**Problem:**
Write out the full listing exactly as given, minus the images.

-- Start --

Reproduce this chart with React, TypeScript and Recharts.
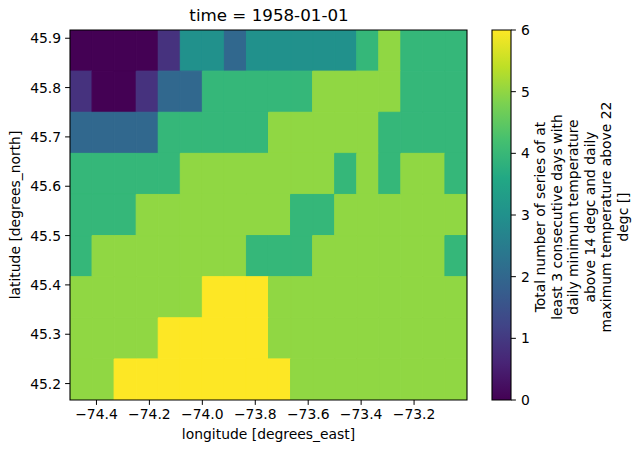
import React from "react";
import {
  ScatterChart,
  XAxis,
  YAxis,
  ReferenceArea,
  Label,
} from "recharts";

// grid cell centres (degrees)
const LON = [
  -74.4583, -74.375, -74.2917, -74.2083, -74.125, -74.0417, -73.9583, -73.875,
  -73.7917, -73.7083, -73.625, -73.5417, -73.4583, -73.375, -73.2917, -73.2083,
  -73.125, -73.0417,
];
const LAT = [45.875, 45.7917, 45.7083, 45.625, 45.5417, 45.4583, 45.375, 45.2917, 45.2083];

// number of heat series per cell, rows top (north) to bottom (south)
const COUNTS = [
  [0, 0, 0, 0, 1, 3, 3, 2, 3, 3, 3, 3, 3, 4, 5, 4, 4, 4],
  [1, 0, 0, 1, 2, 2, 4, 4, 4, 4, 4, 5, 5, 5, 5, 4, 4, 4],
  [2, 2, 2, 2, 4, 4, 4, 4, 4, 5, 5, 5, 5, 5, 4, 4, 4, 4],
  [4, 4, 4, 4, 4, 5, 5, 5, 5, 5, 5, 5, 4, 5, 4, 5, 5, 4],
  [4, 4, 4, 5, 5, 5, 5, 5, 5, 5, 4, 4, 5, 5, 5, 5, 5, 5],
  [4, 5, 5, 5, 5, 5, 5, 5, 4, 4, 4, 5, 5, 5, 5, 5, 5, 4],
  [5, 5, 5, 5, 5, 5, 6, 6, 6, 5, 5, 5, 5, 5, 5, 5, 5, 5],
  [5, 5, 5, 5, 6, 6, 6, 6, 6, 5, 5, 5, 5, 5, 5, 5, 5, 5],
  [5, 5, 6, 6, 6, 6, 6, 6, 6, 6, 5, 5, 5, 5, 5, 5, 5, 5],
];

const LON_TICKS = [-74.4, -74.2, -74.0, -73.8, -73.6, -73.4, -73.2];
const LAT_TICKS = [45.2, 45.3, 45.4, 45.5, 45.6, 45.7, 45.8, 45.9];
const CBAR_TICKS = [0, 1, 2, 3, 4, 5, 6];

const TITLE = "time = 1958-01-01";
const X_LABEL = "longitude [degrees_east]";
const Y_LABEL = "latitude [degrees_north]";
const CBAR_LABEL = [
  "Total number of series of at",
  "least 3 consecutive days with",
  "daily minimum temperature",
  "above 14 degc and daily",
  "maximum temperature above 22",
  "degc []",
];

// viridis sampled at value / 6
const LEVEL_COLORS = ["#440154", "#46327e", "#31688e", "#21918c", "#35b779", "#90d743", "#fde725"];
const VIRIDIS = [
  "#440154", "#482475", "#414487", "#355f8d", "#2a788e", "#21918c",
  "#22a884", "#44bf70", "#7ad151", "#bddf26", "#fde725",
];

const HALF = 1 / 24;
const FONT = "DejaVu Sans";
const tickStyle = { fill: "#000", fontSize: 13.9, fontFamily: FONT };
const minus = (v: number) => v.toFixed(1).replace("-", "\u2212");

export default function App() {
  return (
    <div style={{ position: "fixed", left: 0, top: 0, width: 639, height: 453, background: "#fff" }}>
      <svg width={639} height={30} style={{ position: "absolute", left: 0, top: 0 }}>
        <text x={269} y={21} textAnchor="middle" fontSize={16.7} fontFamily={FONT} fill="#000">
          {TITLE}
        </text>
      </svg>

      <div style={{ position: "absolute", left: 0, top: 0 }}>
        <ScatterChart width={639} height={453} margin={{ top: 30, right: 172, bottom: 0, left: 0 }}>
          <XAxis
            type="number"
            dataKey="x"
            domain={[-74.5, -73.0]}
            allowDataOverflow
            ticks={LON_TICKS}
            tickFormatter={minus}
            height={53}
            tick={tickStyle}
            tickSize={4.9}
            tickMargin={4}
            tickLine={{ stroke: "#000" }}
            axisLine={false}
          >
            <Label
              content={({ viewBox }: any) => (
                <text
                  x={viewBox.x + viewBox.width / 2}
                  y={439}
                  textAnchor="middle"
                  fontSize={13.9}
                  fontFamily={FONT}
                  fill="#000"
                >
                  {X_LABEL}
                </text>
              )}
            />
          </XAxis>
          <YAxis
            type="number"
            dataKey="y"
            domain={[45.1667, 45.9167]}
            allowDataOverflow
            ticks={LAT_TICKS}
            tickFormatter={(v: number) => v.toFixed(1)}
            width={70}
            tick={tickStyle}
            tickSize={4.9}
            tickMargin={4}
            tickLine={{ stroke: "#000" }}
            axisLine={false}
          >
            <Label
              content={({ viewBox }: any) => {
                const cy = viewBox.y + viewBox.height / 2;
                return (
                  <text
                    x={15}
                    y={cy}
                    transform={`rotate(-90, 15, ${cy})`}
                    textAnchor="middle"
                    dominantBaseline="central"
                    fontSize={13.9}
                    fontFamily={FONT}
                    fill="#000"
                  >
                    {Y_LABEL}
                  </text>
                );
              }}
            />
          </YAxis>
          {COUNTS.map((row, r) =>
            row.map((v, c) => (
              <ReferenceArea
                key={`cell-${r}-${c}`}
                x1={LON[c] - HALF}
                x2={LON[c] + HALF}
                y1={LAT[r] - HALF}
                y2={LAT[r] + HALF}
                fill={LEVEL_COLORS[v]}
                fillOpacity={1}
                stroke={LEVEL_COLORS[v]}
                strokeWidth={1}
                ifOverflow="hidden"
              />
            ))
          )}
          <ReferenceArea
            x1={-74.5}
            x2={-73.0}
            y1={45.1667}
            y2={45.9167}
            fill="none"
            stroke="#000"
            strokeWidth={1.1}
            ifOverflow="visible"
          />
        </ScatterChart>
      </div>

      <div style={{ position: "absolute", left: 480, top: 0 }}>
        <ScatterChart width={159} height={453} margin={{ top: 30, right: 0, bottom: 53, left: 12 }}>
          <defs>
            <linearGradient id="viridis" x1="0" y1="1" x2="0" y2="0">
              {VIRIDIS.map((c, i) => (
                <stop key={c} offset={i / (VIRIDIS.length - 1)} stopColor={c} />
              ))}
            </linearGradient>
          </defs>
          <XAxis type="number" dataKey="x" domain={[0, 1]} allowDataOverflow hide />
          <YAxis
            type="number"
            dataKey="y"
            orientation="right"
            domain={[0, 6]}
            allowDataOverflow
            ticks={CBAR_TICKS}
            width={128}
            tick={tickStyle}
            tickSize={4.9}
            tickMargin={5}
            tickLine={{ stroke: "#000" }}
            axisLine={false}
          >
            <Label
              content={({ viewBox }: any) => {
                const cy = viewBox.y + viewBox.height / 2 + 2;
                return (
                  <g>
                    {CBAR_LABEL.map((line, i) => {
                      const lx = viewBox.x + 29 + i * 16.6;
                      return (
                        <text
                          key={line}
                          x={lx}
                          y={cy}
                          transform={`rotate(-90, ${lx}, ${cy})`}
                          textAnchor="middle"
                          dominantBaseline="central"
                          fontSize={13.9}
                          fontFamily={FONT}
                          fill="#000"
                        >
                          {line}
                        </text>
                      );
                    })}
                  </g>
                );
              }}
            />
          </YAxis>
          <ReferenceArea
            x1={0}
            x2={1}
            y1={0}
            y2={6}
            fill="url(#viridis)"
            fillOpacity={1}
            stroke="#000"
            strokeWidth={1.1}
            ifOverflow="visible"
          />
        </ScatterChart>
      </div>
    </div>
  );
}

-- End --

**Answer to the exercise:**
Reproduce this chart with React, TypeScript and Recharts.
import React from "react";
import {
  ScatterChart,
  XAxis,
  YAxis,
  ReferenceArea,
  Label,
} from "recharts";

// grid cell centres (degrees)
const LON = [
  -74.4583, -74.375, -74.2917, -74.2083, -74.125, -74.0417, -73.9583, -73.875,
  -73.7917, -73.7083, -73.625, -73.5417, -73.4583, -73.375, -73.2917, -73.2083,
  -73.125, -73.0417,
];
const LAT = [45.875, 45.7917, 45.7083, 45.625, 45.5417, 45.4583, 45.375, 45.2917, 45.2083];

// number of heat series per cell, rows top (north) to bottom (south)
const COUNTS = [
  [0, 0, 0, 0, 1, 3, 3, 2, 3, 3, 3, 3, 3, 4, 5, 4, 4, 4],
  [1, 0, 0, 1, 2, 2, 4, 4, 4, 4, 4, 5, 5, 5, 5, 4, 4, 4],
  [2, 2, 2, 2, 4, 4, 4, 4, 4, 5, 5, 5, 5, 5, 4, 4, 4, 4],
  [4, 4, 4, 4, 4, 5, 5, 5, 5, 5, 5, 5, 4, 5, 4, 5, 5, 4],
  [4, 4, 4, 5, 5, 5, 5, 5, 5, 5, 4, 4, 5, 5, 5, 5, 5, 5],
  [4, 5, 5, 5, 5, 5, 5, 5, 4, 4, 4, 5, 5, 5, 5, 5, 5, 4],
  [5, 5, 5, 5, 5, 5, 6, 6, 6, 5, 5, 5, 5, 5, 5, 5, 5, 5],
  [5, 5, 5, 5, 6, 6, 6, 6, 6, 5, 5, 5, 5, 5, 5, 5, 5, 5],
  [5, 5, 6, 6, 6, 6, 6, 6, 6, 6, 5, 5, 5, 5, 5, 5, 5, 5],
];

const LON_TICKS = [-74.4, -74.2, -74.0, -73.8, -73.6, -73.4, -73.2];
const LAT_TICKS = [45.2, 45.3, 45.4, 45.5, 45.6, 45.7, 45.8, 45.9];
const CBAR_TICKS = [0, 1, 2, 3, 4, 5, 6];

const TITLE = "time = 1958-01-01";
const X_LABEL = "longitude [degrees_east]";
const Y_LABEL = "latitude [degrees_north]";
const CBAR_LABEL = [
  "Total number of series of at",
  "least 3 consecutive days with",
  "daily minimum temperature",
  "above 14 degc and daily",
  "maximum temperature above 22",
  "degc []",
];

// viridis sampled at value / 6
const LEVEL_COLORS = ["#440154", "#46327e", "#31688e", "#21918c", "#35b779", "#90d743", "#fde725"];
const VIRIDIS = [
  "#440154", "#482475", "#414487", "#355f8d", "#2a788e", "#21918c",
  "#22a884", "#44bf70", "#7ad151", "#bddf26", "#fde725",
];

const HALF = 1 / 24;
const FONT = "DejaVu Sans";
const tickStyle = { fill: "#000", fontSize: 13.9, fontFamily: FONT };
const minus = (v: number) => v.toFixed(1).replace("-", "\u2212");

export default function App() {
  return (
    <div style={{ position: "fixed", left: 0, top: 0, width: 639, height: 453, background: "#fff" }}>
      <svg width={639} height={30} style={{ position: "absolute", left: 0, top: 0 }}>
        <text x={269} y={21} textAnchor="middle" fontSize={16.7} fontFamily={FONT} fill="#000">
          {TITLE}
        </text>
      </svg>

      <div style={{ position: "absolute", left: 0, top: 0 }}>
        <ScatterChart width={639} height={453} margin={{ top: 30, right: 172, bottom: 0, left: 0 }}>
          <XAxis
            type="number"
            dataKey="x"
            domain={[-74.5, -73.0]}
            allowDataOverflow
            ticks={LON_TICKS}
            tickFormatter={minus}
            height={53}
            tick={tickStyle}
            tickSize={4.9}
            tickMargin={4}
            tickLine={{ stroke: "#000" }}
            axisLine={false}
          >
            <Label
              content={({ viewBox }: any) => (
                <text
                  x={viewBox.x + viewBox.width / 2}
                  y={439}
                  textAnchor="middle"
                  fontSize={13.9}
                  fontFamily={FONT}
                  fill="#000"
                >
                  {X_LABEL}
                </text>
              )}
            />
          </XAxis>
          <YAxis
            type="number"
            dataKey="y"
            domain={[45.1667, 45.9167]}
            allowDataOverflow
            ticks={LAT_TICKS}
            tickFormatter={(v: number) => v.toFixed(1)}
            width={70}
            tick={tickStyle}
            tickSize={4.9}
            tickMargin={4}
            tickLine={{ stroke: "#000" }}
            axisLine={false}
          >
            <Label
              content={({ viewBox }: any) => {
                const cy = viewBox.y + viewBox.height / 2;
                return (
                  <text
                    x={15}
                    y={cy}
                    transform={`rotate(-90, 15, ${cy})`}
                    textAnchor="middle"
                    dominantBaseline="central"
                    fontSize={13.9}
                    fontFamily={FONT}
                    fill="#000"
                  >
                    {Y_LABEL}
                  </text>
                );
              }}
            />
          </YAxis>
          {COUNTS.map((row, r) =>
            row.map((v, c) => (
              <ReferenceArea
                key={`cell-${r}-${c}`}
                x1={LON[c] - HALF}
                x2={LON[c] + HALF}
                y1={LAT[r] - HALF}
                y2={LAT[r] + HALF}
                fill={LEVEL_COLORS[v]}
                fillOpacity={1}
                stroke={LEVEL_COLORS[v]}
                strokeWidth={1}
                ifOverflow="hidden"
              />
            ))
          )}
          <ReferenceArea
            x1={-74.5}
            x2={-73.0}
            y1={45.1667}
            y2={45.9167}
            fill="none"
            stroke="#000"
            strokeWidth={1.1}
            ifOverflow="visible"
          />
        </ScatterChart>
      </div>

      <div style={{ position: "absolute", left: 480, top: 0 }}>
        <ScatterChart width={159} height={453} margin={{ top: 30, right: 0, bottom: 53, left: 12 }}>
          <defs>
            <linearGradient id="viridis" x1="0" y1="1" x2="0" y2="0">
              {VIRIDIS.map((c, i) => (
                <stop key={c} offset={i / (VIRIDIS.length - 1)} stopColor={c} />
              ))}
            </linearGradient>
          </defs>
          <XAxis type="number" dataKey="x" domain={[0, 1]} allowDataOverflow hide />
          <YAxis
            type="number"
            dataKey="y"
            orientation="right"
            domain={[0, 6]}
            allowDataOverflow
            ticks={CBAR_TICKS}
            width={128}
            tick={tickStyle}
            tickSize={4.9}
            tickMargin={5}
            tickLine={{ stroke: "#000" }}
            axisLine={false}
          >
            <Label
              content={({ viewBox }: any) => {
                const cy = viewBox.y + viewBox.height / 2 + 2;
                return (
                  <g>
                    {CBAR_LABEL.map((line, i) => {
                      const lx = viewBox.x + 29 + i * 16.6;
                      return (
                        <text
                          key={line}
                          x={lx}
                          y={cy}
                          transform={`rotate(-90, ${lx}, ${cy})`}
                          textAnchor="middle"
                          dominantBaseline="central"
                          fontSize={13.9}
                          fontFamily={FONT}
                          fill="#000"
                        >
                          {line}
                        </text>
                      );
                    })}
                  </g>
                );
              }}
            />
          </YAxis>
          <ReferenceArea
            x1={0}
            x2={1}
            y1={0}
            y2={6}
            fill="url(#viridis)"
            fillOpacity={1}
            stroke="#000"
            strokeWidth={1.1}
            ifOverflow="visible"
          />
        </ScatterChart>
      </div>
    </div>
  );
}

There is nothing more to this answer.